[Start of Dataset records]

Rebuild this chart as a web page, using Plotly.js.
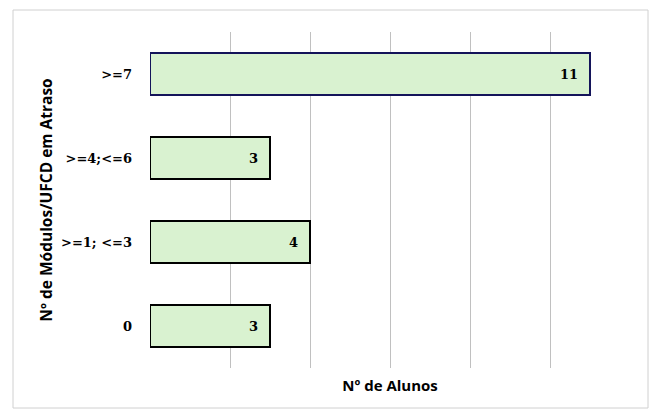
<!DOCTYPE html>
<html>
<head>
<meta charset="utf-8">
<script src="https://cdn.plot.ly/plotly-3.0.1.min.js"></script>
<style>html,body{margin:0;padding:0;background:#fff;}#chart{width:654px;height:409px;}</style>
</head>
<body>
<div id="chart"></div>
<script>
var categories = ["0", ">=1; <=3", ">=4;<=6", ">=7"];
var alunos = [3, 4, 3, 11];
var outlineColors = ["#000000", "#000000", "#000000", "#14145a"];

var trace = {
  type: "bar",
  orientation: "h",
  x: alunos,
  y: categories,
  marker: {color: "#d9f2d0", line: {color: outlineColors, width: 2}},
  width: 0.5,
  hoverinfo: "none"
};

var serif = {family: "DejaVu Serif, serif", size: 13, color: "#000", weight: "bold"};
var sans = {family: "Open Sans, sans-serif", size: 15, color: "#000", weight: "bold"};
var sansY = {family: "Open Sans, sans-serif", size: 15.5, color: "#000", weight: "bold"};

var annotations = alunos.map(function(v, i){
  return {x: v, y: categories[i], xref: "x", yref: "y", text: String(v),
    showarrow: false, xanchor: "right", xshift: -10, font: serif};
});

var layout = {
  width: 654, height: 409,
  margin: {l: 150, r: 24, t: 32, b: 41},
  paper_bgcolor: "#fff", plot_bgcolor: "#fff",
  showlegend: false,
  xaxis: {
    range: [0, 12], dtick: 2, tick0: 0, showticklabels: false,
    showgrid: true, gridcolor: "#c0c0c0", gridwidth: 1, zeroline: false,
    showline: false, ticks: "", fixedrange: true,
    title: {text: "Nº de Alunos", standoff: 12, font: sans}
  },
  yaxis: {
    showgrid: false, zeroline: false, showline: false, ticks: "",
    ticklabelstandoff: 17,
    tickfont: serif,
    title: {text: "Nº de Módulos/UFCD em Atraso", standoff: 4, font: sansY}
  },
  annotations: annotations,
  shapes: [{type: "rect", xref: "paper", yref: "paper",
    x0: (13 - 150) / 480, x1: (648 - 150) / 480,
    y0: -(408 - 368) / 336, y1: 1 + (32 - 10) / 336,
    line: {color: "#d0d0d0", width: 1}, fillcolor: "rgba(0,0,0,0)", layer: "below"}]
};

Plotly.newPlot("chart", [trace], layout, {displayModeBar: false, staticPlot: true});
</script>
</body>
</html>
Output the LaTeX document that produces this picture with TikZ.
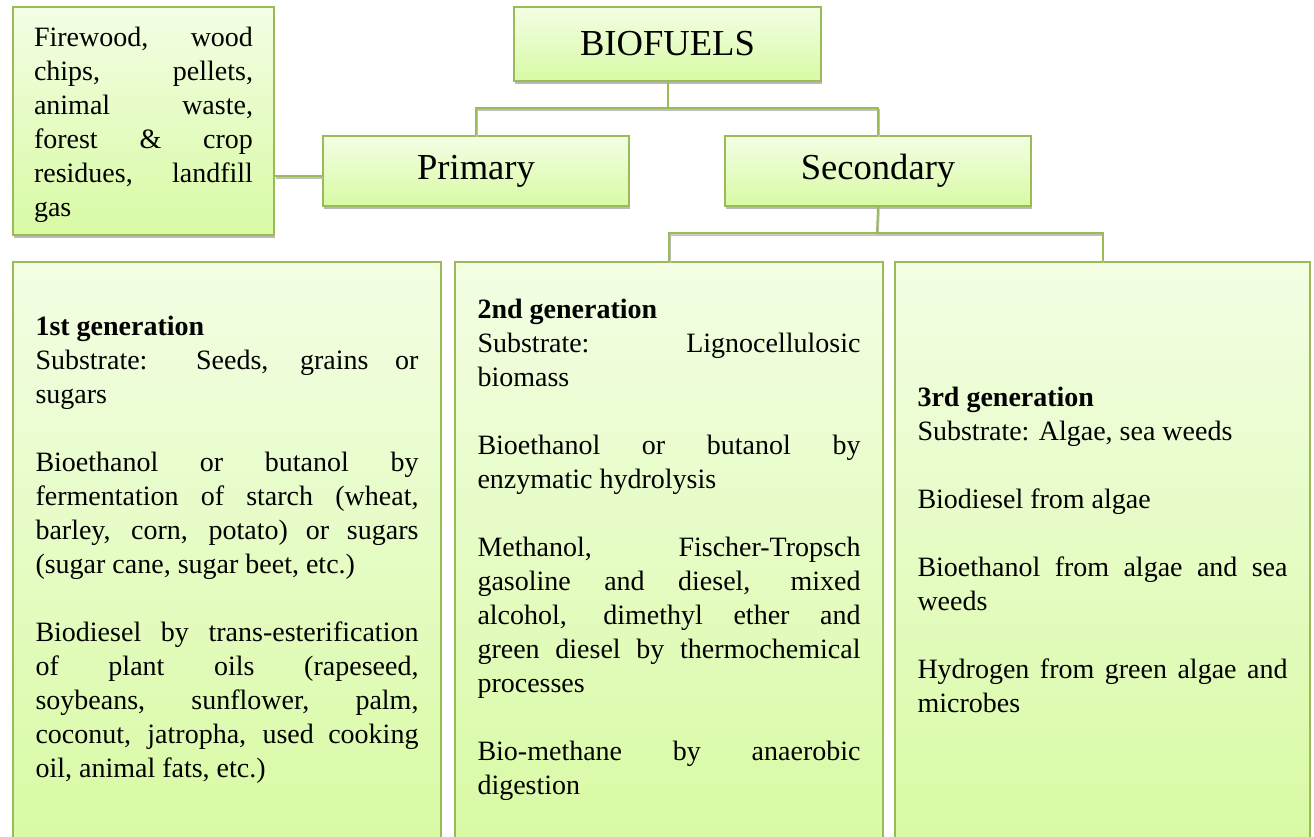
\documentclass[tikz,border=0pt]{standalone}
\usepackage{fontspec}
\setmainfont{Liberation Serif}
\usepackage{tikz}
\usetikzlibrary{calc,shadows}

\definecolor{leafline}{HTML}{9BBB59}
\definecolor{leaftop}{HTML}{F3FEE4}
\definecolor{leafbot}{HTML}{D8FAA4}
\setlength{\parindent}{0pt}
\setlength{\parskip}{0pt}
\tolerance=10000
\hbadness=10000
\newcommand{\blankrow}{\par\vspace{34pt}}

\tikzset{
  leaf/.style={draw=leafline, line width=2pt, top color=leaftop, bottom color=leafbot,
    drop shadow={shadow xshift=1pt, shadow yshift=-3pt, fill=gray!55, opacity=1},
    anchor=north west, text=black},
  headbox/.style={leaf, font=\fontsize{36.6}{40}\selectfont, minimum width=306pt, minimum height=70pt},
  notebox/.style={leaf, font=\fontsize{28}{34}\selectfont, align=justify, inner ysep=0pt},
  genbox/.style={notebox, minimum height=576pt, inner xsep=22.5pt},
  link/.style={draw=leafline, line width=2pt,
    preaction={draw=gray!50, line width=1.5pt, transform canvas={shift={(1pt,-2pt)}}}}
}

\begin{document}
\begin{tikzpicture}[x=1pt,y=-1pt]
    \useasboundingbox (0,0) rectangle (1314,836);
    \clip (0,0) rectangle (1314,836);

    \node[headbox, minimum width=307pt, minimum height=74pt] (bio) at (513,6) {BIOFUELS};
    \node[headbox] (prim) at (322,135) {Primary};
    \node[headbox] (sec) at (724,135) {Secondary};

    \node[notebox, text width=219pt, inner xsep=21pt, minimum height=228pt] (wood) at (12,6)
      {\rule{0pt}{28pt}Firewood, wood\linebreak chips, pellets,\linebreak animal waste,\linebreak forest \& crop\linebreak residues, landfill\linebreak gas};

    \node[genbox, text width=383pt] (gen1) at (12,261)
      {\textbf{1st generation}\par
       Substrate: Seeds, grains or\linebreak sugars\blankrow
       Bioethanol or butanol by\linebreak fermentation of starch (wheat,\linebreak barley, corn, potato) or sugars\linebreak (sugar cane, sugar beet, etc.)\blankrow
       Biodiesel by trans-esterification\linebreak of plant oils (rapeseed,\linebreak soybeans, sunflower, palm,\linebreak coconut, jatropha, used cooking\linebreak oil, animal fats, etc.)};
    \node[genbox, text width=383pt] (gen2) at (454,261)
      {\textbf{2nd generation}\par
       Substrate: Lignocellulosic\linebreak biomass\blankrow
       Bioethanol or butanol by\linebreak enzymatic hydrolysis\blankrow
       Methanol, Fischer-Tropsch\linebreak gasoline and diesel, mixed\linebreak alcohol, dimethyl ether and\linebreak green diesel by thermochemical\linebreak processes\blankrow
       Bio-methane by anaerobic\linebreak digestion};
    \node[genbox, text width=370pt] (gen3) at (894,261)
      {\textbf{3rd generation}\par
       Substrate: Algae, sea weeds\blankrow
       Biodiesel from algae\blankrow
       Bioethanol from algae and sea\linebreak weeds\blankrow
       Hydrogen from green algae and\linebreak microbes};

    \coordinate (bus1) at (665,108);
    \coordinate (bus2) at (877,233);
    \coordinate (tap) at ($(prim.west)+(0,5)$);

    \draw[link] (bio.south) -- (bio.south |- bus1) -| (prim.north);
    \draw[link] (bio.south |- bus1) -| (sec.north);
    \draw[link] (wood.east |- tap) -- (tap);
    \draw[link] (sec.south) -- (bus2) -| (gen2.north);
    \draw[link] (bus2) -| (gen3.north);

  \end{tikzpicture}
\end{document}
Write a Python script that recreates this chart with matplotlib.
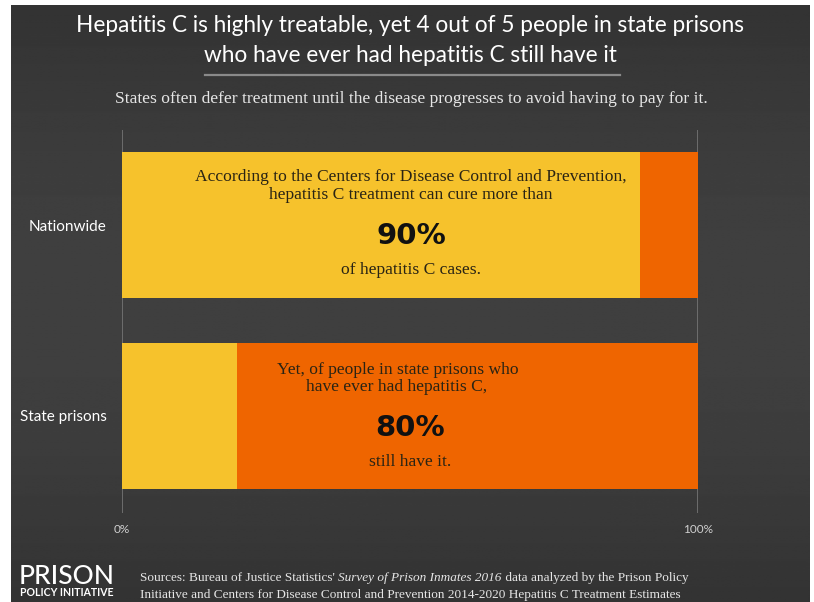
import numpy as np
import matplotlib.pyplot as plt

# Share of people who have had hepatitis C: cleared (yellow) vs still infected (orange)
categories = ['Nationwide', 'State prisons']
cleared = [90, 20]
still_have = [10, 80]
headline = [90, 80]
tick_pos = [0, 100]
tick_labels = ['0%', '100%']

title_lines = ['Hepatitis C is highly treatable, yet 4 out of 5 people in state prisons',
               'who have ever had hepatitis C still have it']
subtitle = 'States often defer treatment until the disease progresses to avoid having to pay for it.'

YELLOW = '#F6C22C'
ORANGE = '#EF6500'
SANS = ['Lato', 'DejaVu Sans']
SERIF = ['Liberation Serif', 'DejaVu Serif']

W, H = 814, 602
fig = plt.figure(figsize=(W / 100, H / 100), dpi=100, facecolor='white')

def fx(px):
    return px / W

def fy(py):
    return 1 - py / H

# dark panel with a soft vertical gradient
bg = fig.add_axes([fx(11), 0, fx(810) - fx(11), fy(5)])
grad = np.linspace(0, 1, 256)
shade = 0.20 + 0.05 * np.sin(np.pi * grad)
bg.imshow(np.repeat(shade[:, None], 2, axis=1), cmap='gray', vmin=0, vmax=1,
          aspect='auto', extent=[0, 1, 0, 1])
bg.axis('off')

# bars
ax = fig.add_axes([fx(122), fy(513), fx(698) - fx(122), fy(130) - fy(513)])
ax.set_facecolor('none')
y = np.arange(len(categories))
ax.barh(y, cleared, height=0.765, color=YELLOW, zorder=2)
ax.barh(y, still_have, left=cleared, height=0.765, color=ORANGE, zorder=2)
for x in tick_pos:
    ax.axvline(x, color='#717171', lw=1.3, zorder=1)
ax.set_xlim(0, 100)
ax.set_ylim(1.51, -0.5)
for s in ax.spines.values():
    s.set_visible(False)
ax.set_xticks(tick_pos)
ax.set_xticklabels(tick_labels, family=SANS, fontsize=8.5, color='#d0d0d0')
ax.set_yticks(y)
ax.set_yticklabels(categories, family=SANS, fontsize=11, color='white')
ax.tick_params(length=0)
ax.tick_params(axis='x', pad=8)
ax.tick_params(axis='y', pad=11)

# notes inside the bars
txt = dict(family=SERIF, fontsize=12.6, color='#2a2414', ha='center', va='center')
big = dict(family=['DejaVu Sans'], fontsize=21, fontweight='bold', color='#111111',
           ha='center', va='center')
ax.text(50.2, -0.251, 'According to the Centers for Disease Control and Prevention,', **txt)
ax.text(50.2, -0.157, 'hepatitis C treatment can cure more than', **txt)
ax.text(50.2, 0.058, f'{headline[0]}%', **big)
ax.text(50.2, 0.236, 'of hepatitis C cases.', **txt)
ax.text(47.9, 0.759, 'Yet, of people in state prisons who', **txt)
ax.text(47.6, 0.848, 'have ever had hepatitis C,', **txt)
ax.text(50.0, 1.063, f'{headline[1]}%', **big)
ax.text(50.0, 1.241, 'still have it.', **txt)

# heading
for line, py in zip(title_lines, [26, 55]):
    fig.text(fx(410), fy(py), line, family=SANS, fontsize=16.3, color='white',
             ha='center', va='center')
fig.add_artist(plt.Line2D([fx(205), fx(620)], [fy(75), fy(75)], color='#8a8a8a', lw=1.6))
fig.text(fx(411), fy(99), subtitle, family=SERIF, fontsize=12.6, color='#e6e6e6',
         ha='center', va='center')

# logo
fig.text(fx(19), fy(576), 'PRISON', family=SANS, fontsize=19, fontweight='medium',
         color='white', ha='left', va='center')
fig.text(fx(20), fy(593), 'POLICY INITIATIVE', family=SANS, fontsize=7.6, fontweight='bold',
         color='white', ha='left', va='center')

# sources, with the survey title in italics
renderer = fig.canvas.get_renderer()
src = dict(family=SERIF, fontsize=9.5, color='#e6e6e6', va='center')
x0 = fx(140)
parts = [("Sources: Bureau of Justice Statistics' ", 'normal'),
         ('Survey of Prison Inmates 2016', 'italic'),
         (' data analyzed by the Prison Policy', 'normal')]
xc = x0
for s, style in parts:
    t = fig.text(xc, fy(578), s, style=style, ha='left', **src)
    xc += t.get_window_extent(renderer).width / W
fig.text(x0, fy(595), 'Initiative and Centers for Disease Control and Prevention '
         '2014-2020 Hepatitis C Treatment Estimates', ha='left', **src)

fig.savefig('out.png', dpi=100, facecolor='white')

[End of Dataset records]

> [Request]:
The first line to give again is the one with "Write a Python", and the last is the one with "return 1 - py / H". Repeat them and everything between exactly, minus the pictures.

> [The answer]:
Write a Python script that recreates this chart with matplotlib.
import numpy as np
import matplotlib.pyplot as plt

# Share of people who have had hepatitis C: cleared (yellow) vs still infected (orange)
categories = ['Nationwide', 'State prisons']
cleared = [90, 20]
still_have = [10, 80]
headline = [90, 80]
tick_pos = [0, 100]
tick_labels = ['0%', '100%']

title_lines = ['Hepatitis C is highly treatable, yet 4 out of 5 people in state prisons',
               'who have ever had hepatitis C still have it']
subtitle = 'States often defer treatment until the disease progresses to avoid having to pay for it.'

YELLOW = '#F6C22C'
ORANGE = '#EF6500'
SANS = ['Lato', 'DejaVu Sans']
SERIF = ['Liberation Serif', 'DejaVu Serif']

W, H = 814, 602
fig = plt.figure(figsize=(W / 100, H / 100), dpi=100, facecolor='white')

def fx(px):
    return px / W

def fy(py):
    return 1 - py / H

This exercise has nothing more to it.